Print the lines starting at the line containing "Clone this diagram in TikZ." and ending at the line containing "(c4t) at (587,602)", exactly and in full, without the pictures.

Figure scripts:
────

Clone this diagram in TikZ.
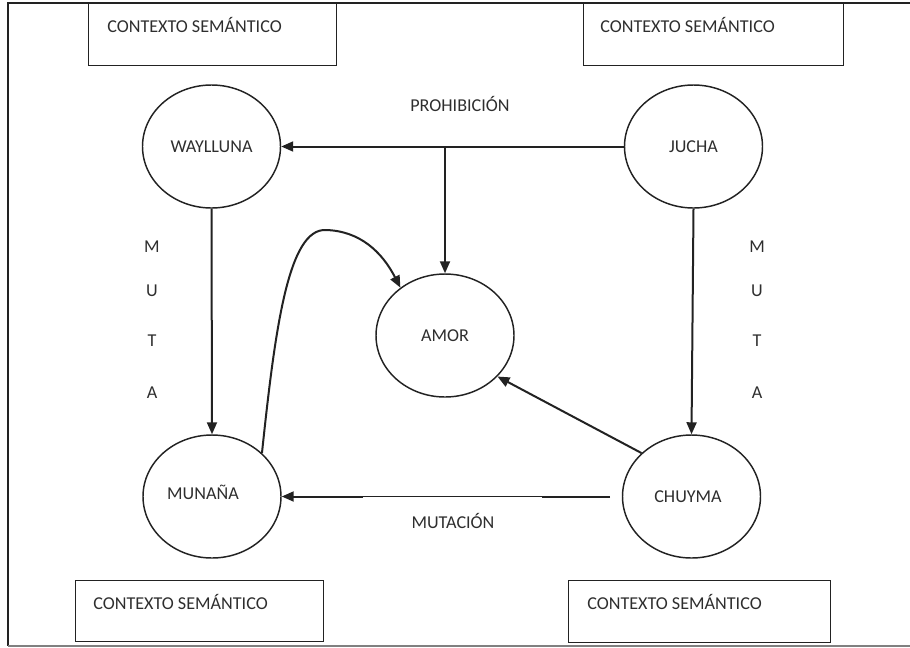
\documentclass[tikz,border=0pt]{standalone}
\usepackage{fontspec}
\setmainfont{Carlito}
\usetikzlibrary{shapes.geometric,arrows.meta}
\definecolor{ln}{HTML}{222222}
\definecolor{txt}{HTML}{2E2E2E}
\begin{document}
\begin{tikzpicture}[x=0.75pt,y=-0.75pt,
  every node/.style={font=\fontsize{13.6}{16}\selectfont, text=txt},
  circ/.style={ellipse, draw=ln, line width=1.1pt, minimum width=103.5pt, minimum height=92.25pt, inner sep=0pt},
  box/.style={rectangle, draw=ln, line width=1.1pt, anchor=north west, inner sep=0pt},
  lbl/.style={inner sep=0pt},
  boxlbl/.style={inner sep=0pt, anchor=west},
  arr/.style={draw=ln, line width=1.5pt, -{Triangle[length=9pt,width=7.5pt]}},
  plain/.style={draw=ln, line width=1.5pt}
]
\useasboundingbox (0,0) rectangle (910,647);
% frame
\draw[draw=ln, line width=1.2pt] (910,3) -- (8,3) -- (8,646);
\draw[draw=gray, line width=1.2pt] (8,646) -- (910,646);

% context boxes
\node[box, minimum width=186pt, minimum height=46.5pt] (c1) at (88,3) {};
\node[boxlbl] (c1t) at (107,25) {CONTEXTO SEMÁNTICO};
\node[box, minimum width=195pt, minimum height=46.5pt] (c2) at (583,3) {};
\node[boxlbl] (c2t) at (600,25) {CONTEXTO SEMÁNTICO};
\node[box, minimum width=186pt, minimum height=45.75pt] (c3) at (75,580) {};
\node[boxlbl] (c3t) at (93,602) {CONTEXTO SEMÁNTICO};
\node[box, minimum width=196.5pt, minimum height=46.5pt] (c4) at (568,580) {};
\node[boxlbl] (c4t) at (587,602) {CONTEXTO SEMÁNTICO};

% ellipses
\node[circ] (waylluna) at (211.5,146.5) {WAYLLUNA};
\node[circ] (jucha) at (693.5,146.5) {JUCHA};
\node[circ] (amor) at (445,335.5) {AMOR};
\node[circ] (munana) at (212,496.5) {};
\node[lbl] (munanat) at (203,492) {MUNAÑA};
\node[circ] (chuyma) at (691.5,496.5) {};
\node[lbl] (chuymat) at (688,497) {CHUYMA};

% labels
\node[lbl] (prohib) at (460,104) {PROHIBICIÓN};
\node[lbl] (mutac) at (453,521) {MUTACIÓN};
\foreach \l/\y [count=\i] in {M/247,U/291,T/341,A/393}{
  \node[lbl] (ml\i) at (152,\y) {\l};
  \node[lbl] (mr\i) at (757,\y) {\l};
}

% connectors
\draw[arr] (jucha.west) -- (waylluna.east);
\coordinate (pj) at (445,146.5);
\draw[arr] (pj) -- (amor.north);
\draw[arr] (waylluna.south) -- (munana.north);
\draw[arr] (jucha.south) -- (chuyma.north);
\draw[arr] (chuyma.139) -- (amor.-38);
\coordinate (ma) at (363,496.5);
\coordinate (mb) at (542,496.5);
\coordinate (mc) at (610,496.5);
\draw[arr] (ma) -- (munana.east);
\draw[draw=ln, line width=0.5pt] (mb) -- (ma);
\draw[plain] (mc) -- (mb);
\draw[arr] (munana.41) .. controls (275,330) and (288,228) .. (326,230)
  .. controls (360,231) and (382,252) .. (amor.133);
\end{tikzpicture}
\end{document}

────

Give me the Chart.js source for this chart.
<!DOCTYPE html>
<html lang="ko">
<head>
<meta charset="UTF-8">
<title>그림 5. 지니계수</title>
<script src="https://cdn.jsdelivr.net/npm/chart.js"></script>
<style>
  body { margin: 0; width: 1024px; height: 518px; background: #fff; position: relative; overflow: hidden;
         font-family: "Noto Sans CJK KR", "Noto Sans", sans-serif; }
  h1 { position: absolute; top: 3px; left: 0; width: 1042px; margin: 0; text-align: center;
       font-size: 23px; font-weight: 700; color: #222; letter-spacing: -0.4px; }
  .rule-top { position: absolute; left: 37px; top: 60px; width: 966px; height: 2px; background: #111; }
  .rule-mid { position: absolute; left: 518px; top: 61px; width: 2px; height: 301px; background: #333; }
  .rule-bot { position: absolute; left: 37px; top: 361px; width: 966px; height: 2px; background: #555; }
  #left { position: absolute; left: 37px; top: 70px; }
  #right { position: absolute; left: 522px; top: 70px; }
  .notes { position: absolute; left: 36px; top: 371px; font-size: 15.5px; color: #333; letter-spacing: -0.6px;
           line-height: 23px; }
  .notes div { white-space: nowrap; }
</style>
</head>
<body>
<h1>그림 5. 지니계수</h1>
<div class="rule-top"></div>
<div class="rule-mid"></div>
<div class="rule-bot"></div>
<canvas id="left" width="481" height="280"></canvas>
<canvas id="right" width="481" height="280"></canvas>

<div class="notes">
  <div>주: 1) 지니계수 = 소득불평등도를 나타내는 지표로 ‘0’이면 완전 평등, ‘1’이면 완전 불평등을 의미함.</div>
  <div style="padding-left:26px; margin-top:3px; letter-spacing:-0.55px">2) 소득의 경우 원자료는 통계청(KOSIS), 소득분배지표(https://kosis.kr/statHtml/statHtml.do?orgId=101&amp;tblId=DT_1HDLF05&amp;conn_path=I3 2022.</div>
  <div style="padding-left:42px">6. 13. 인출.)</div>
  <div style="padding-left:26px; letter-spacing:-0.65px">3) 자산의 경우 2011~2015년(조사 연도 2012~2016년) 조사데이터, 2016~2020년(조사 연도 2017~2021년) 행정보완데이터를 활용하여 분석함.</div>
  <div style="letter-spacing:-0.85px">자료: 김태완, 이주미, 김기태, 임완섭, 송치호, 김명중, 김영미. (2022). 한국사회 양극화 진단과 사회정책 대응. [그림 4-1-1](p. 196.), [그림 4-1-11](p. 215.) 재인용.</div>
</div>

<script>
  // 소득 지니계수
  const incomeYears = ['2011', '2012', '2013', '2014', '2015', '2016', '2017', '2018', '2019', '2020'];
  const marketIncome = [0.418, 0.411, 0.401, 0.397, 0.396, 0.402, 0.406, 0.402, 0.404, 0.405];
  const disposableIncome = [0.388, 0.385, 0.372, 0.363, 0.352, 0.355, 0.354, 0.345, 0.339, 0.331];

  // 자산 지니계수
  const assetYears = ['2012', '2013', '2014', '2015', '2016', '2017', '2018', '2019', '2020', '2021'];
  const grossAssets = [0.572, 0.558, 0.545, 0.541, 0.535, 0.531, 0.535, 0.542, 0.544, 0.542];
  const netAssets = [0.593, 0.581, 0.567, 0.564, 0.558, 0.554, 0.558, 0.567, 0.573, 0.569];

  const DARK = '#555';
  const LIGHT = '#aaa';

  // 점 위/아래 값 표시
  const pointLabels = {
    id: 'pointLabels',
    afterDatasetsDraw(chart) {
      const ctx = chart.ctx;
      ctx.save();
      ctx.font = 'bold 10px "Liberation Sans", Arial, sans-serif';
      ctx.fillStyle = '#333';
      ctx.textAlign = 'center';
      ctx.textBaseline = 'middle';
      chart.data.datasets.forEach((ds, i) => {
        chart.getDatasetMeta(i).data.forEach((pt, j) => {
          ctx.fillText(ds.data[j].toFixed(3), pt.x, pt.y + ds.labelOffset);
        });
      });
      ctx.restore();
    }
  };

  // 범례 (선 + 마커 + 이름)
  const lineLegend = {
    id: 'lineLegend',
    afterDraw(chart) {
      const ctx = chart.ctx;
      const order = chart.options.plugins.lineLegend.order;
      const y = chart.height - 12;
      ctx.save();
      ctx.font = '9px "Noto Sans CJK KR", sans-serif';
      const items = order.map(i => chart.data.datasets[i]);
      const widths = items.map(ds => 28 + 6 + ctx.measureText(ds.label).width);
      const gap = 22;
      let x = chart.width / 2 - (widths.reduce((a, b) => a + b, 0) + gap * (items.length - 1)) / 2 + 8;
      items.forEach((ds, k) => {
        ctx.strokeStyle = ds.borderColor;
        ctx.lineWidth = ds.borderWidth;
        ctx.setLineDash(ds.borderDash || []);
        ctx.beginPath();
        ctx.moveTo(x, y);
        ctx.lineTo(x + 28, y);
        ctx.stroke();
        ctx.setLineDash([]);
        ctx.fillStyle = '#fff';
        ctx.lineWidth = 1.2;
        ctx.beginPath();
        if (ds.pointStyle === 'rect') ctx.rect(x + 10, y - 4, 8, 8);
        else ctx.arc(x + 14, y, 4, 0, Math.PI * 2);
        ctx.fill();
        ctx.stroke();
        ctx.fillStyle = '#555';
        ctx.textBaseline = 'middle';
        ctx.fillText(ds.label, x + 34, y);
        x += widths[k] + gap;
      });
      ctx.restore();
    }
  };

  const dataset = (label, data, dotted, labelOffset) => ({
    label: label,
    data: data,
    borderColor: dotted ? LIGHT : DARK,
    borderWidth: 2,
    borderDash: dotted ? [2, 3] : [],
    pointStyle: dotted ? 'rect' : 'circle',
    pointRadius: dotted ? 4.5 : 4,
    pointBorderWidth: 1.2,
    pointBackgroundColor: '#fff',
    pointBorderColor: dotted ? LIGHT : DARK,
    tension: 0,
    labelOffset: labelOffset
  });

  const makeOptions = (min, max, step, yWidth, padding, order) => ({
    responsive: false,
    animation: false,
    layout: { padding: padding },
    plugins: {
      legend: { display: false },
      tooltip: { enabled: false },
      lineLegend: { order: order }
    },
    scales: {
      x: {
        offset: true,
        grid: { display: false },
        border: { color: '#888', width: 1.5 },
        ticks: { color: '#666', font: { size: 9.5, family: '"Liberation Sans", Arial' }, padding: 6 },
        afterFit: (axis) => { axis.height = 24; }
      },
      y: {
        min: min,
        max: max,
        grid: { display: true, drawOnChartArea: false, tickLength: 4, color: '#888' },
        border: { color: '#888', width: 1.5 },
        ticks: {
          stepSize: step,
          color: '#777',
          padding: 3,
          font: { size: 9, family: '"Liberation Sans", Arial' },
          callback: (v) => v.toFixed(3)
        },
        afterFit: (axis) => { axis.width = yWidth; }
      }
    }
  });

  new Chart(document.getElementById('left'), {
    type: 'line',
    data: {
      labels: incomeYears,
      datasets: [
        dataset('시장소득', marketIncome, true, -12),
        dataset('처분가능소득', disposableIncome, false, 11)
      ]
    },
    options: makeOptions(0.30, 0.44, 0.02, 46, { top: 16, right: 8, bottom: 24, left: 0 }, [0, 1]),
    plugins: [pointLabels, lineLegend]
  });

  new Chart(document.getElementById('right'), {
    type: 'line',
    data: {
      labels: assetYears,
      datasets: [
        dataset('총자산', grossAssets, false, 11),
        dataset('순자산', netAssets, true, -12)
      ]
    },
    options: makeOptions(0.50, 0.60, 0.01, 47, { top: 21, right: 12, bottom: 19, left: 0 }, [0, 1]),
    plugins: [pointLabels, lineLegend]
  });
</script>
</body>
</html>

────

COMPLETED EXERCISE:
Clone this diagram in TikZ.
\documentclass[tikz,border=0pt]{standalone}
\usepackage{fontspec}
\setmainfont{Carlito}
\usetikzlibrary{shapes.geometric,arrows.meta}
\definecolor{ln}{HTML}{222222}
\definecolor{txt}{HTML}{2E2E2E}
\begin{document}
\begin{tikzpicture}[x=0.75pt,y=-0.75pt,
  every node/.style={font=\fontsize{13.6}{16}\selectfont, text=txt},
  circ/.style={ellipse, draw=ln, line width=1.1pt, minimum width=103.5pt, minimum height=92.25pt, inner sep=0pt},
  box/.style={rectangle, draw=ln, line width=1.1pt, anchor=north west, inner sep=0pt},
  lbl/.style={inner sep=0pt},
  boxlbl/.style={inner sep=0pt, anchor=west},
  arr/.style={draw=ln, line width=1.5pt, -{Triangle[length=9pt,width=7.5pt]}},
  plain/.style={draw=ln, line width=1.5pt}
]
\useasboundingbox (0,0) rectangle (910,647);
% frame
\draw[draw=ln, line width=1.2pt] (910,3) -- (8,3) -- (8,646);
\draw[draw=gray, line width=1.2pt] (8,646) -- (910,646);

% context boxes
\node[box, minimum width=186pt, minimum height=46.5pt] (c1) at (88,3) {};
\node[boxlbl] (c1t) at (107,25) {CONTEXTO SEMÁNTICO};
\node[box, minimum width=195pt, minimum height=46.5pt] (c2) at (583,3) {};
\node[boxlbl] (c2t) at (600,25) {CONTEXTO SEMÁNTICO};
\node[box, minimum width=186pt, minimum height=45.75pt] (c3) at (75,580) {};
\node[boxlbl] (c3t) at (93,602) {CONTEXTO SEMÁNTICO};
\node[box, minimum width=196.5pt, minimum height=46.5pt] (c4) at (568,580) {};
\node[boxlbl] (c4t) at (587,602) {CONTEXTO SEMÁNTICO};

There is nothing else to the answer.